The will to power is the fundamental drive in the universe. Behind truth, thought, and morality lie drives and passions that we try to mask behind a veneer of calm objectivity. What we call truth, for instance, is just the expression of our will to power, where we declare our particular perspective on reality to be objectively and universally true. Ultimately, all reality is best understood in terms of competing wills. Nietzsche praises “free spirits” who struggle to free themselves from the prejudices of others and to question their own assumptions. In particular, they will look beneath the “moral” worldview that examines people’s motives and perceive instead the “extra-moral” worldview that examines the unconscious drives that determine our expressed motives.
Nietzsche characterizes his age as atheistic but religious. He identifies the religious spirit with a willingness to sacrifice, to assert one’s power by submitting oneself to torture. In primitive societies, people sacrificed others, whereas the people of more advanced cultures sacrificed themselves through self-denial. The Christians went one step further in sacrificing God himself. While Europe is still nominally Christian, Nietzsche suggests that its faith in God has been replaced by a faith in science. He warns that this faith in science leads to nihilism and that we must find something more spiritually affirming.
Nietzsche traces our spiritual decline to the rise of Christianity, which he calls the “slave revolt in morality.” Because most people are unable to handle the darker aspects of their natures, and we would be less safe if all people gave free rein to the violence and sensuality within them, Christianity declares that only meekness and timidity are holy and condemns these other things as evil. By majority rule, Christian morality condemns us to prefer tame, peaceful lives. Even in an atheistic age, this egalitarian spirit lives on in democracy. Nietzsche longs for a generation of “new philosophers” who can rescue us from our mediocrity. These philosophers will differ markedly from the “philosophical laborers” and scholars of the universities, who work to find new knowledge but lack the creative spirit to do anything with it. Nietzsche’s new philosophers will rebel against the values and assumptions of their day and will have the strength of will and creativity to affirm something new.
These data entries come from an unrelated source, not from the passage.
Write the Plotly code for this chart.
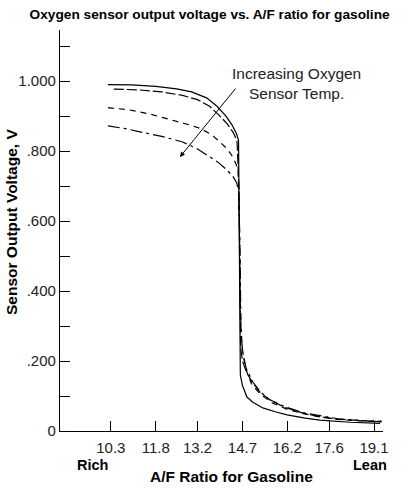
import plotly.graph_objects as go

FONT = "Liberation Sans, Arial, sans-serif"

# x tick labels (A/F ratio)
x_ticks = [10.3, 11.8, 13.2, 14.7, 16.2, 17.6, 19.1]
y_ticks = [0, 0.1, 0.2, 0.3, 0.4, 0.5, 0.6, 0.7, 0.8, 0.9, 1.0, 1.1]
y_ticktext = ["0", "", ".200", "", ".400", "", ".600", "", ".800", "", "1.000", ""]

# curve 1 (solid, coolest)
x1 = [10.2, 11.0, 11.8, 12.5, 13.0, 13.5, 13.85, 14.15, 14.35, 14.5, 14.57, 14.59, 14.61, 14.63, 14.7, 14.85, 15.05, 15.38, 15.8, 16.19, 16.8, 17.29, 18.3, 19.3]
y1 = [0.990, 0.989, 0.985, 0.978, 0.969, 0.952, 0.928, 0.900, 0.875, 0.850, 0.830, 0.600, 0.350, 0.160, 0.130, 0.097, 0.082, 0.066, 0.055, 0.046, 0.037, 0.031, 0.025, 0.022]

# curve 2 (long dash)
x2 = [10.4, 11.2, 12.0, 12.7, 13.2, 13.6, 13.9, 14.2, 14.4, 14.52, 14.58, 14.61, 14.64, 14.7, 14.85, 15.05, 15.3, 15.62, 16.1, 16.72, 17.3, 17.86, 18.6, 19.35]
y2 = [0.977, 0.975, 0.969, 0.959, 0.947, 0.928, 0.904, 0.877, 0.852, 0.828, 0.700, 0.450, 0.240, 0.200, 0.165, 0.137, 0.110, 0.089, 0.068, 0.051, 0.041, 0.034, 0.030, 0.026]

# curve 3 (short dash)
x3 = [10.2, 10.9, 11.6, 12.4, 13.0, 13.28, 13.65, 13.95, 14.2, 14.38, 14.5, 14.56, 14.6, 14.63, 14.67, 14.8, 15.0, 15.3, 15.7, 16.2, 16.7, 17.3, 17.9, 18.6, 19.35]
y3 = [0.924, 0.918, 0.906, 0.888, 0.873, 0.865, 0.848, 0.826, 0.805, 0.783, 0.760, 0.740, 0.600, 0.350, 0.250, 0.180, 0.135, 0.105, 0.080, 0.062, 0.050, 0.040, 0.033, 0.029, 0.027]

# curve 4 (dash-dot, hottest)
x4 = [10.2, 10.8, 11.27, 12.0, 12.7, 13.2, 13.6, 13.9, 14.18, 14.38, 14.51, 14.58, 14.62, 14.65, 14.7, 14.82, 15.05, 15.3, 15.6, 16.1, 16.7, 17.3, 17.9, 18.6, 19.35]
y4 = [0.872, 0.864, 0.855, 0.842, 0.826, 0.806, 0.784, 0.767, 0.746, 0.728, 0.709, 0.680, 0.500, 0.300, 0.230, 0.180, 0.140, 0.112, 0.090, 0.070, 0.053, 0.043, 0.035, 0.030, 0.028]

series = [
    (x1, y1, "solid"),
    (x2, y2, "10px,3px"),
    (x3, y3, "6px,5px"),
    (x4, y4, "12px,4px,3px,4px"),
]

fig = go.Figure()
for xs, ys, dash in series:
    fig.add_trace(go.Scatter(x=xs, y=ys, mode="lines",
                             line=dict(color="black", width=1.2, dash=dash),
                             showlegend=False, hoverinfo="skip"))

fig.update_layout(
    width=411, height=496,
    margin=dict(l=60, r=28, t=30, b=65),
    paper_bgcolor="white", plot_bgcolor="white",
    font=dict(family=FONT, color="black", size=15),
    title=dict(text="<b>Oxygen sensor output voltage vs. A/F ratio for gasoline</b>",
               x=0.51, xanchor="center", y=0.972, yanchor="middle",
               font=dict(size=13.7, family=FONT, color="black")),
)
fig.update_xaxes(range=[8.6, 19.4], showgrid=False, zeroline=False,
                 showline=True, linecolor="black", linewidth=1.2,
                 ticks="inside", ticklen=10, tickcolor="black", tickwidth=1,
                 tickvals=x_ticks, ticktext=[str(v) for v in x_ticks],
                 tickfont=dict(size=15, color="#222"), ticklabelstandoff=3)
fig.update_yaxes(range=[0, 1.146], showgrid=False, zeroline=False,
                 showline=True, linecolor="black", linewidth=1.2,
                 ticks="inside", ticklen=10, tickcolor="black", tickwidth=1,
                 tickvals=y_ticks, ticktext=y_ticktext,
                 tickfont=dict(size=15, color="#222"))

# arrow
fig.add_annotation(x=12.61, y=0.783, ax=14.51, ay=0.983, xref="x", yref="y",
                   axref="x", ayref="y", showarrow=True, arrowhead=2,
                   arrowsize=1, arrowwidth=1, arrowcolor="black", text="")
fig.add_annotation(x=16.5, y=0.994, xref="x", yref="y", showarrow=False,
                   text="Increasing Oxygen<br>Sensor Temp.",
                   font=dict(size=15.5, color="#222"), align="center")

# axis titles and labels
fig.add_annotation(x=9.7, y=-34 / 401, xref="x", yref="paper", showarrow=False,
                   text="<b>Rich</b>", font=dict(size=14.5), yanchor="middle")
fig.add_annotation(x=18.96, y=-34 / 401, xref="x", yref="paper", showarrow=False,
                   text="<b>Lean</b>", font=dict(size=14.5), yanchor="middle")
fig.add_annotation(x=(231 - 60) / 323, y=-45 / 401, xref="paper", yref="paper",
                   showarrow=False, text="<b>A/F Ratio for Gasoline</b>",
                   font=dict(size=15.5), yanchor="middle")
fig.add_annotation(x=-(60 - 11) / 323, y=(431 - 222) / 401, xref="paper", yref="paper",
                   showarrow=False, text="<b>Sensor Output Voltage, V</b>",
                   textangle=-90, font=dict(size=15.5), xanchor="center", yanchor="middle")

fig.write_html("out.html")
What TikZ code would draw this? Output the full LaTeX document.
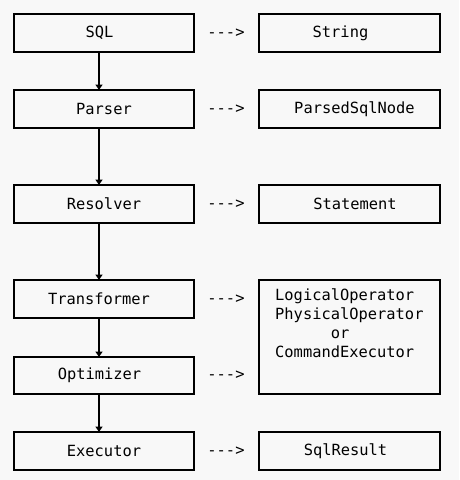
\documentclass[tikz,border=0pt]{standalone}
\usepackage{fontspec}
\setmonofont{DejaVu Sans Mono}
\usetikzlibrary{arrows.meta}
\definecolor{bg}{HTML}{F8F8F8}
\tikzset{
  box/.style={draw=black, line width=1.4pt, inner sep=0pt},
  lbl/.style={font=\ttfamily\fontsize{15.4}{19}\selectfont, inner sep=0pt, text=black},
  flow/.style={draw=black, line width=1.4pt, -{Triangle[width=7pt,length=5.5pt]}},
}
\begin{document}
\begin{tikzpicture}[x=1pt,y=-1pt]
\fill[bg] (0,0) rectangle (459,480);
\useasboundingbox (0,0) rectangle (459,480);
% left boxes
\draw[box] (14,14) rectangle (194,52);
\draw[box] (14,90) rectangle (194,128);
\draw[box] (14,185) rectangle (194,223);
\draw[box] (14,280) rectangle (194,318);
\draw[box] (14,357) rectangle (194,394);
\draw[box] (14,432) rectangle (194,470);
% right boxes
\draw[box] (259,14) rectangle (440,52);
\draw[box] (259,90) rectangle (440,128);
\draw[box] (259,185) rectangle (440,223);
\draw[box] (259,280) rectangle (440,394);
\draw[box] (259,432) rectangle (440,470);
% left labels
\node[lbl] (sql) at (99.5,33) {SQL};
\node[lbl] (parser) at (104,109) {Parser};
\node[lbl] (resolver) at (104,204) {Resolver};
\node[lbl] (transformer) at (99,299) {Transformer};
\node[lbl] (optimizer) at (99.5,375.5) {Optimizer};
\node[lbl] (executor) at (104,451) {Executor};
% anchors for flow
\coordinate (b1) at (99,52);
\coordinate (t2) at (99,90);
\coordinate (b2) at (99,128);
\coordinate (t3) at (99,185);
\coordinate (b3) at (99,223);
\coordinate (t4) at (99,280);
\coordinate (b4) at (99,318);
\coordinate (t5) at (99,357);
\coordinate (b5) at (99,394);
\coordinate (t6) at (99,432);
\draw[flow] (b1) -- (t2);
\draw[flow] (b2) -- (t3);
\draw[flow] (b3) -- (t4);
\draw[flow] (b4) -- (t5);
\draw[flow] (b5) -- (t6);
% dashed arrows as text
\node[lbl] (a1) at (226,33) {-{}-{}->};
\node[lbl] (a2) at (226,109) {-{}-{}->};
\node[lbl] (a3) at (226,204) {-{}-{}->};
\node[lbl] (a4) at (226,299) {-{}-{}->};
\node[lbl] (a5) at (226,375.5) {-{}-{}->};
\node[lbl] (a6) at (226,451) {-{}-{}->};
% right labels
\node[lbl] (string) at (340.5,33) {String};
\node[lbl] (parsed) at (354.5,109) {ParsedSqlNode};
\node[lbl] (statement) at (355,204) {Statement};
\node[lbl, anchor=north west, align=left] (ops) at (275,289) {LogicalOperator\\PhysicalOperator\\\hphantom{123456}or\\CommandExecutor};
\node[lbl] (result) at (345.5,451) {SqlResult};
\end{tikzpicture}
\end{document}
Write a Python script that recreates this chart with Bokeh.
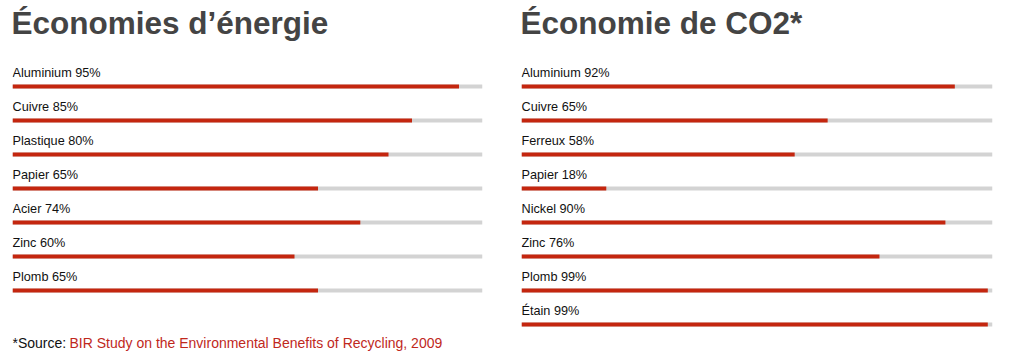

Rather than thinking on egalitarian lines that the same rules apply to all people, Nietzsche argues that there is an “order of rank,” among both people and philosophies. Some people simply have stronger and more refined spirits than others, and to hold those people to the same rules is to hold them back. Pity is just a refined form of self-contempt, whereby we show preference for weakness.
As a race, we have never lost our instinct for cruelty; we have only refined it. We are unique among animals in being both creatures and creators, and the strongest among us turn our instinct for cruelty against ourselves. The creator within us reshapes the creature that we are by violently attacking its weaknesses. Suffering, then, is essential to growing stronger, and we must struggle constantly to remake ourselves by assailing our weaknesses and prejudices. However, at heart, we have certain stupid convictions and assumptions that we simply cannot change. As if to prove his point, Nietzsche launches a diatribe about how he hates women.